Between 11:14 p.m. on February 9 and 3:00 a.m. on February 11, an increase in seismic activity at the submarine volcano was recorded. However, that activity has subsided in magnitude and frequency to almost a complete stop since February 11.

There are currently four seismic stations monitoring Kick ‘em Jenny. In 2018, there was a period of high-level Kick ‘em Jenny seismicity that was not followed by an eruption. There was a similar occurrence between April 11 and June 5, 2020.

Officials at the SRC, the DEM, and other disaster management agencies throughout the region will continue to monitor any activity at the volcano. Members of the public will again be alerted of any significant changes.

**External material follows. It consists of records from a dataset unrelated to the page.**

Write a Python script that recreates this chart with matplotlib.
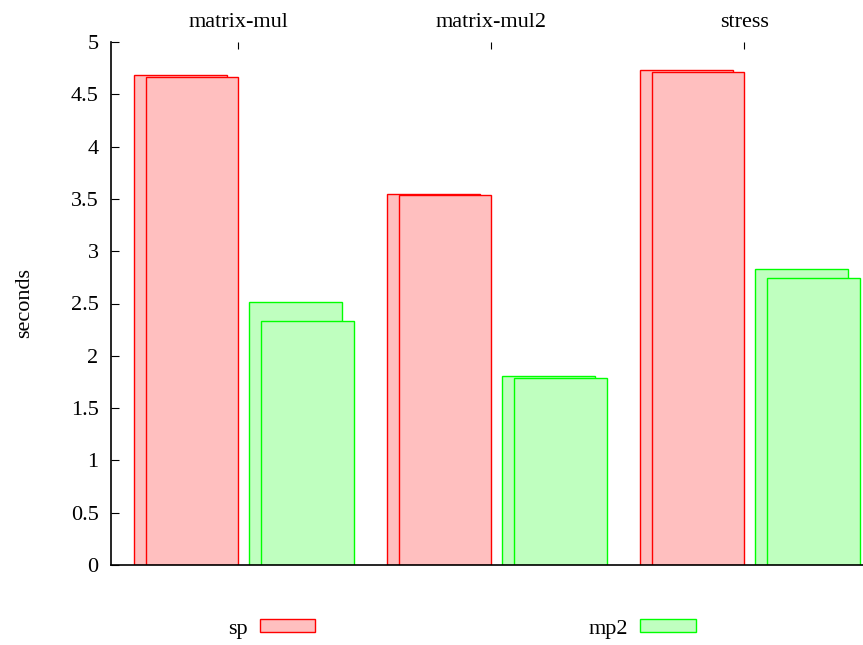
import matplotlib
matplotlib.use("Agg")
import matplotlib.pyplot as plt
from matplotlib.patches import Patch
import numpy as np

categories = ["matrix-mul", "matrix-mul2", "stress"]
sp_run1 = [4.68, 3.55, 4.73]
sp_run2 = [4.67, 3.54, 4.71]
mp2_run1 = [2.51, 1.81, 2.83]
mp2_run2 = [2.33, 1.785, 2.74]
y_ticks = [0, 0.5, 1, 1.5, 2, 2.5, 3, 3.5, 4, 4.5, 5]

plt.rcParams["font.family"] = ["Liberation Serif", "DejaVu Serif"]

red_face, red_edge = "#ffbfbf", "#ff0000"
green_face, green_edge = "#bfffbf", "#00ff00"
fs = 16

fig = plt.figure(figsize=(8.63, 6.45), dpi=100)
ax = fig.add_axes([111 / 863, 80 / 645, 752 / 863, 523 / 645])

x = np.arange(len(categories))
w = 0.366
shift = 0.046
ax.bar(x - 0.228, sp_run1, w, color=red_face, edgecolor=red_edge, linewidth=1)
ax.bar(x - 0.228 + shift, sp_run2, w, color=red_face, edgecolor=red_edge, linewidth=1)
ax.bar(x + 0.228, mp2_run1, w, color=green_face, edgecolor=green_edge, linewidth=1)
ax.bar(x + 0.228 + shift, mp2_run2, w, color=green_face, edgecolor=green_edge, linewidth=1)

ax.set_xlim(-0.502, 2.47)
ax.set_ylim(0, 5)
ax.set_yticks(y_ticks)
ax.set_yticklabels([f"{v:g}" for v in y_ticks])
ax.tick_params(axis="y", direction="in", length=6, pad=9, labelsize=fs)

ax.xaxis.tick_top()
ax.set_xticks(x)
ax.set_xticklabels(categories)
ax.tick_params(axis="x", top=True, bottom=False, direction="in", length=5,
               pad=7, labelsize=fs)

ax.spines["top"].set_visible(False)
ax.spines["right"].set_visible(False)
ax.spines["left"].set_linewidth(1.2)
ax.spines["bottom"].set_linewidth(1.2)

ax.set_ylabel("seconds", fontsize=fs, labelpad=26)

handles = [Patch(facecolor=red_face, edgecolor=red_edge, label="sp"),
           Patch(facecolor=green_face, edgecolor=green_edge, label="mp2")]
fig.legend(handles=handles, loc="center", bbox_to_anchor=(462 / 863, 1 - 629 / 645),
           ncol=2, frameon=False, fontsize=fs, markerfirst=False,
           handlelength=2.5, handleheight=0.5, handletextpad=0.55,
           columnspacing=12.3)

fig.savefig("out.png", dpi=100)
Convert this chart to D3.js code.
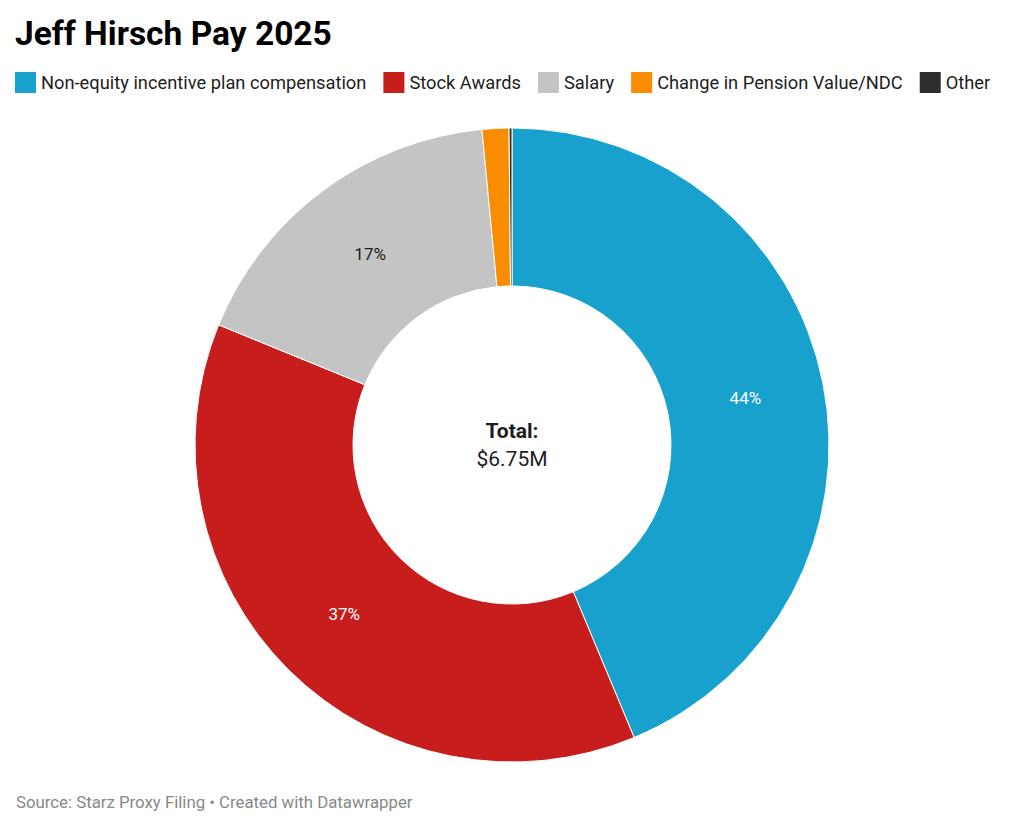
<!DOCTYPE html>
<html>
<head>
<meta charset="utf-8">
<script src="https://cdn.jsdelivr.net/npm/d3@7"></script>
<style>
  body { margin: 0; background: #fff; font-family: Roboto, "Noto Sans", sans-serif; }
  svg text { font-family: Roboto, "Noto Sans", sans-serif; }
</style>
</head>
<body>
<svg id="chart" width="1024" height="829"></svg>
<script>
// values in $M (total $6.75M)
const categories = ['Non-equity incentive plan compensation', 'Stock Awards', 'Salary', 'Change in Pension Value/NDC', 'Other']
const values = [2.95, 2.53, 1.168, 0.092, 0.01]
const colors = ['#18a1cd', '#c71e1d', '#c4c4c4', '#fa8c00', '#2d2d2d']
const labelColors = ['#ffffff', '#ffffff', '#1d1d1d', '#1d1d1d', '#ffffff']
const totalLabel = '$6.75M'

const svg = d3.select('#chart')

svg.append('text')
  .attr('x', 15)
  .attr('y', 45)
  .style('font-size', '33.5px')
  .style('font-weight', 700)
  .style('fill', '#000')
  .text('Jeff Hirsch Pay 2025')

// legend, laid out left to right
const legend = svg.append('g').attr('class', 'legend')
let lx = 15
categories.forEach((name, i) => {
  const item = legend.append('g').attr('transform', `translate(${lx}, 72)`)
  item.append('rect')
    .attr('width', 21)
    .attr('height', 21)
    .attr('fill', colors[i])
  const t = item.append('text')
    .attr('x', 26)
    .attr('y', 17)
    .style('font-size', '18.3px')
    .style('fill', '#1d1d1d')
    .text(name)
  lx += 26 + t.node().getComputedTextLength() + 17
})

const cx = 512
const cy = 445
const outer = 317
const inner = 159

const pie = d3.pie().sort(null).value(d => d)
const arcs = pie(values)
const arc = d3.arc().innerRadius(inner).outerRadius(outer)
const labelArc = d3.arc().innerRadius((inner + outer) / 2).outerRadius((inner + outer) / 2)
const total = d3.sum(values)

const g = svg.append('g').attr('transform', `translate(${cx}, ${cy})`)

g.selectAll('path')
  .data(arcs)
  .enter()
  .append('path')
  .attr('d', arc)
  .attr('fill', (d, i) => colors[i])
  .attr('stroke', '#fff')
  .attr('stroke-width', 1)

g.selectAll('text.pct')
  .data(arcs.filter(d => d.value / total > 0.05))
  .enter()
  .append('text')
  .attr('class', 'pct')
  .attr('transform', d => `translate(${labelArc.centroid(d)})`)
  .attr('text-anchor', 'middle')
  .attr('dy', '0.35em')
  .style('font-size', '17px')
  .style('fill', d => labelColors[d.index])
  .text(d => `${Math.round(d.value / total * 100)}%`)

g.append('text')
  .attr('text-anchor', 'middle')
  .attr('y', -7)
  .style('font-size', '21px')
  .style('font-weight', 700)
  .style('fill', '#1d1d1d')
  .text('Total:')

g.append('text')
  .attr('text-anchor', 'middle')
  .attr('y', 21)
  .style('font-size', '21px')
  .style('fill', '#1d1d1d')
  .text(totalLabel)

svg.append('text')
  .attr('x', 16)
  .attr('y', 808)
  .style('font-size', '16.8px')
  .style('fill', '#888888')
  .text('Source: Starz Proxy Filing • Created with Datawrapper')
</script>
</body>
</html>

The first record of the volcano was in 1939, although it must have erupted many times before that date. On 23–24 July 1939 an eruption broke the sea surface, sending a cloud of steam and debris 275 m (902 ft) into the air and generating a series of tsunamis around two metres (6.6 ft) high when they reached the coastlines of northern Grenada and the southern Grenadines.

A small tsunami also reached the west coast of nearby Barbados, where “a sea-wave” suddenly washed over a coastal road, most likely at Paynes Bay.

The volcano has erupted on at least twelve occasions between 1939 and 2001 (the last being on December 4, 2001), although no subsequent eruption has been as large as the 1939 one, and most were only detected by seismographs. The larger eruptions have also been heard underwater or on land close to the volcano as a deep rumbling sound.